SHORT TASK: Print the full listing exactly.

------------------------------------------------------------

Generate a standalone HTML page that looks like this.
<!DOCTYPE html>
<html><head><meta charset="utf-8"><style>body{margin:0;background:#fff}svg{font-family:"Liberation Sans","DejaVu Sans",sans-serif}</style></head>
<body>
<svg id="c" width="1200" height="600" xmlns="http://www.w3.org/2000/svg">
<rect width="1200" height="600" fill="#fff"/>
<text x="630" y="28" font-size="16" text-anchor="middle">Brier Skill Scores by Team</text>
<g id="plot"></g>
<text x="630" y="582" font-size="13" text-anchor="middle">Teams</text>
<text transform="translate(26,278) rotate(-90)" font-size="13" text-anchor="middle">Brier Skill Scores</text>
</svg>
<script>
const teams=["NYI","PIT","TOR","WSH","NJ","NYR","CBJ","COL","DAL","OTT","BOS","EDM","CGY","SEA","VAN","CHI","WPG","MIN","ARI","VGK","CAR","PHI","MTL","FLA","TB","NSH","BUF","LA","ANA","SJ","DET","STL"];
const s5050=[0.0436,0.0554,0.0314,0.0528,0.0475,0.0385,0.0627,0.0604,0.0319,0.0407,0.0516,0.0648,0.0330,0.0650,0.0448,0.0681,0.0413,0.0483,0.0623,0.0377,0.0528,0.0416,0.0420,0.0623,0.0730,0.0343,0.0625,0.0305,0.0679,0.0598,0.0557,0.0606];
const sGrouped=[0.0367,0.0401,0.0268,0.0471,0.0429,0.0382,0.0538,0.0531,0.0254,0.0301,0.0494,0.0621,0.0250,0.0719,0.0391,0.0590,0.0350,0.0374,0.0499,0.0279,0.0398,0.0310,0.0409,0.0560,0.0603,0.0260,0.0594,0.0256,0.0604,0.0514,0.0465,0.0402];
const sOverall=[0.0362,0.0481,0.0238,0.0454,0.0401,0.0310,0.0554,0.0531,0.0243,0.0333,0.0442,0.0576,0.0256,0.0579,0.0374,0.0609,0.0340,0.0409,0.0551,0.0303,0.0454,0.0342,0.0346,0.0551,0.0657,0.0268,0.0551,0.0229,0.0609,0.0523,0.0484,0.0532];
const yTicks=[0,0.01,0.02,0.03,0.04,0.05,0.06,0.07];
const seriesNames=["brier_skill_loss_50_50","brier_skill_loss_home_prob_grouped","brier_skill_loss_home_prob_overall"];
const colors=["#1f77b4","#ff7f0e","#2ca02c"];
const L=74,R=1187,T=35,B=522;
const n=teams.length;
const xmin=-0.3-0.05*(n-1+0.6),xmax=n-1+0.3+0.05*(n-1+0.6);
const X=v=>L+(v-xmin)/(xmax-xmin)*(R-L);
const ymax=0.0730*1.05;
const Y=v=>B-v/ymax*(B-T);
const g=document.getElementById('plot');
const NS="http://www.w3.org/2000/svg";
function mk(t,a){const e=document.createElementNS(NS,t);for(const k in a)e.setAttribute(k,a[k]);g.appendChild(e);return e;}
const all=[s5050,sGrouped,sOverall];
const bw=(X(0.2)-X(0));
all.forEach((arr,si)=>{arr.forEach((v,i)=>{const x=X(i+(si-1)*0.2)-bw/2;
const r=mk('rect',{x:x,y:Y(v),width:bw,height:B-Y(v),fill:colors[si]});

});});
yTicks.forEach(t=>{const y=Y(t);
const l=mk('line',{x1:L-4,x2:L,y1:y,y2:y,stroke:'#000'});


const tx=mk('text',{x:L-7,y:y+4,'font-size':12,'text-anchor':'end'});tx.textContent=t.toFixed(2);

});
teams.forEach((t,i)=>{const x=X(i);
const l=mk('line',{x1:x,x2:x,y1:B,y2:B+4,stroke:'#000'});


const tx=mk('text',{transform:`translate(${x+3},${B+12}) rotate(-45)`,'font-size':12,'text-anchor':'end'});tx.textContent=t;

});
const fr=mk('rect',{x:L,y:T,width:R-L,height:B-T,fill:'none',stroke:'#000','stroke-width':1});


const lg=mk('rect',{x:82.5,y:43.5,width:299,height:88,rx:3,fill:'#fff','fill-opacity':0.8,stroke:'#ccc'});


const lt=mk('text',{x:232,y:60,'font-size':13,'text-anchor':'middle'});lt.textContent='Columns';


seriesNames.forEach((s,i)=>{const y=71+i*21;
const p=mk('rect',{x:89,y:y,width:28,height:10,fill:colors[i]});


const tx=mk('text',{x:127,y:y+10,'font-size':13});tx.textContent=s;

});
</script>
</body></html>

------------------------------------------------------------

CORRECT OUTPUT:
Generate a standalone HTML page that looks like this.
<!DOCTYPE html>
<html><head><meta charset="utf-8"><style>body{margin:0;background:#fff}svg{font-family:"Liberation Sans","DejaVu Sans",sans-serif}</style></head>
<body>
<svg id="c" width="1200" height="600" xmlns="http://www.w3.org/2000/svg">
<rect width="1200" height="600" fill="#fff"/>
<text x="630" y="28" font-size="16" text-anchor="middle">Brier Skill Scores by Team</text>
<g id="plot"></g>
<text x="630" y="582" font-size="13" text-anchor="middle">Teams</text>
<text transform="translate(26,278) rotate(-90)" font-size="13" text-anchor="middle">Brier Skill Scores</text>
</svg>
<script>
const teams=["NYI","PIT","TOR","WSH","NJ","NYR","CBJ","COL","DAL","OTT","BOS","EDM","CGY","SEA","VAN","CHI","WPG","MIN","ARI","VGK","CAR","PHI","MTL","FLA","TB","NSH","BUF","LA","ANA","SJ","DET","STL"];
const s5050=[0.0436,0.0554,0.0314,0.0528,0.0475,0.0385,0.0627,0.0604,0.0319,0.0407,0.0516,0.0648,0.0330,0.0650,0.0448,0.0681,0.0413,0.0483,0.0623,0.0377,0.0528,0.0416,0.0420,0.0623,0.0730,0.0343,0.0625,0.0305,0.0679,0.0598,0.0557,0.0606];
const sGrouped=[0.0367,0.0401,0.0268,0.0471,0.0429,0.0382,0.0538,0.0531,0.0254,0.0301,0.0494,0.0621,0.0250,0.0719,0.0391,0.0590,0.0350,0.0374,0.0499,0.0279,0.0398,0.0310,0.0409,0.0560,0.0603,0.0260,0.0594,0.0256,0.0604,0.0514,0.0465,0.0402];
const sOverall=[0.0362,0.0481,0.0238,0.0454,0.0401,0.0310,0.0554,0.0531,0.0243,0.0333,0.0442,0.0576,0.0256,0.0579,0.0374,0.0609,0.0340,0.0409,0.0551,0.0303,0.0454,0.0342,0.0346,0.0551,0.0657,0.0268,0.0551,0.0229,0.0609,0.0523,0.0484,0.0532];
const yTicks=[0,0.01,0.02,0.03,0.04,0.05,0.06,0.07];
const seriesNames=["brier_skill_loss_50_50","brier_skill_loss_home_prob_grouped","brier_skill_loss_home_prob_overall"];
const colors=["#1f77b4","#ff7f0e","#2ca02c"];
const L=74,R=1187,T=35,B=522;
const n=teams.length;
const xmin=-0.3-0.05*(n-1+0.6),xmax=n-1+0.3+0.05*(n-1+0.6);
const X=v=>L+(v-xmin)/(xmax-xmin)*(R-L);
const ymax=0.0730*1.05;
const Y=v=>B-v/ymax*(B-T);
const g=document.getElementById('plot');
const NS="http://www.w3.org/2000/svg";
function mk(t,a){const e=document.createElementNS(NS,t);for(const k in a)e.setAttribute(k,a[k]);g.appendChild(e);return e;}
const all=[s5050,sGrouped,sOverall];
const bw=(X(0.2)-X(0));
all.forEach((arr,si)=>{arr.forEach((v,i)=>{const x=X(i+(si-1)*0.2)-bw/2;
const r=mk('rect',{x:x,y:Y(v),width:bw,height:B-Y(v),fill:colors[si]});

});});
yTicks.forEach(t=>{const y=Y(t);
const l=mk('line',{x1:L-4,x2:L,y1:y,y2:y,stroke:'#000'});


const tx=mk('text',{x:L-7,y:y+4,'font-size':12,'text-anchor':'end'});tx.textContent=t.toFixed(2);

});
teams.forEach((t,i)=>{const x=X(i);
const l=mk('line',{x1:x,x2:x,y1:B,y2:B+4,stroke:'#000'});


const tx=mk('text',{transform:`translate(${x+3},${B+12}) rotate(-45)`,'font-size':12,'text-anchor':'end'});tx.textContent=t;

});
const fr=mk('rect',{x:L,y:T,width:R-L,height:B-T,fill:'none',stroke:'#000','stroke-width':1});


const lg=mk('rect',{x:82.5,y:43.5,width:299,height:88,rx:3,fill:'#fff','fill-opacity':0.8,stroke:'#ccc'});


const lt=mk('text',{x:232,y:60,'font-size':13,'text-anchor':'middle'});lt.textContent='Columns';


seriesNames.forEach((s,i)=>{const y=71+i*21;
const p=mk('rect',{x:89,y:y,width:28,height:10,fill:colors[i]});


const tx=mk('text',{x:127,y:y+10,'font-size':13});tx.textContent=s;

});
</script>
</body></html>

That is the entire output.